Creek flows remain elevated and above seasonal norms, due to recent rainfall events. Weather forecasts indicate 30 to 50 mm of precipitation between Thursday, April 18 through Saturday, April 20. Uncertainty remains as to the total rainfall amounts and timing. Currently, forecasts expect the bulk of the rain to fall on Friday, April 19 and Saturday, April 20.

This range of forecasted rainfall will continue to impact flows and raise levels further due to increased runoff in areas where the ground is saturated. If the higher forecasted precipitation amounts occur, some lakes, creeks and rivers may experience higher than normal spring levels,
potentially leading to localized flooding of low-lying areas.

Widespread flooding is NOT expected at this time. However, if you witness flooding and/or require assistance your first point of contact is the local municipality.

Seasonal lake level increases have begun, and dam outflows have increased as water managers continue to operate structures to pass flows down through the system.

CRCA is urging residents to use caution, to stay off the ice, away from dams (inflow and outflow channels) and fast flowing watercourses. Creek banks and lake shorelines may be slippery, increasing the chance of falling in.

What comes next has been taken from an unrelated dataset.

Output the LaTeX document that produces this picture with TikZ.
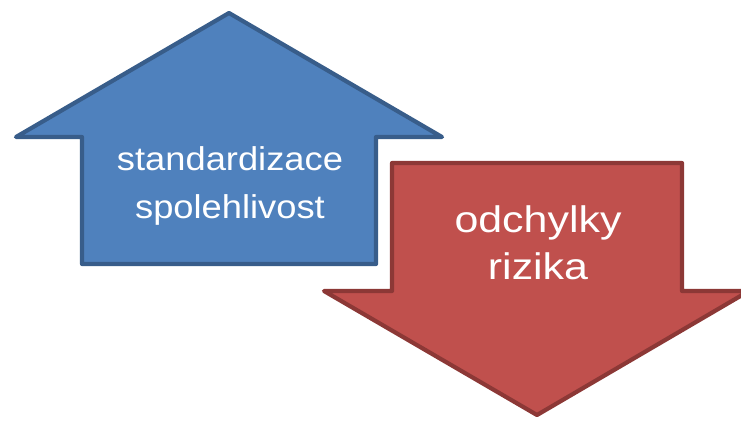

CRCA does not measure ice thickness for advising the public about ice conditions for recreational activities. Ice conditions can vary considerably from one waterbody to the next and within a single waterbody.

Remaining ice conditions on lakes have the potential for damage to infrastructure while seasonal lake levels and flows fluctuate.

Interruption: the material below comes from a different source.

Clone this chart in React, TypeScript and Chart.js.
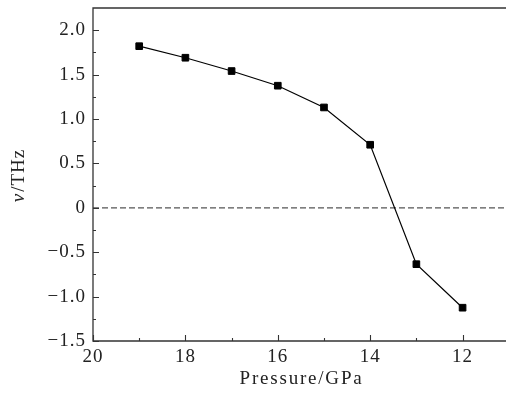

Staff will continue to monitor conditions and forecasts and will update statements as needed. This Watershed Conditions Statement will remain in effect until May 1, 2019.

For up to date flooding information, please visit the CRCA’s flood forecasting and information page at

See below for watershed conditions terminology:

Normal: No flood conditions exist Watershed Conditions Statement – Water Safety: High flows, unsafe banks, melting ice or other factors that could be dangerous for recreational users such as anglers, canoeists, hikers, children, pets, etc. Flooding is not expected.

Watershed Conditions Statement – Flood Outlook: Early notice of the potential for flooding based on weather forecasts calling for heavy rain, snow melt, high wind or other conditions that could lead to high runoff, cause ice jams, lakeshore flooding or erosion.

Flood Watch: Flooding is possible in specific watercourse or municipalities. Municipalities, emergency services and individual landowners in flood-prone areas should prepare.

Flood Warning: Flooding is imminent or already occurring in specific watercourses or municipalities. Municipalities and individuals should take action to deal with flood conditions. This may include road closures and evacuations.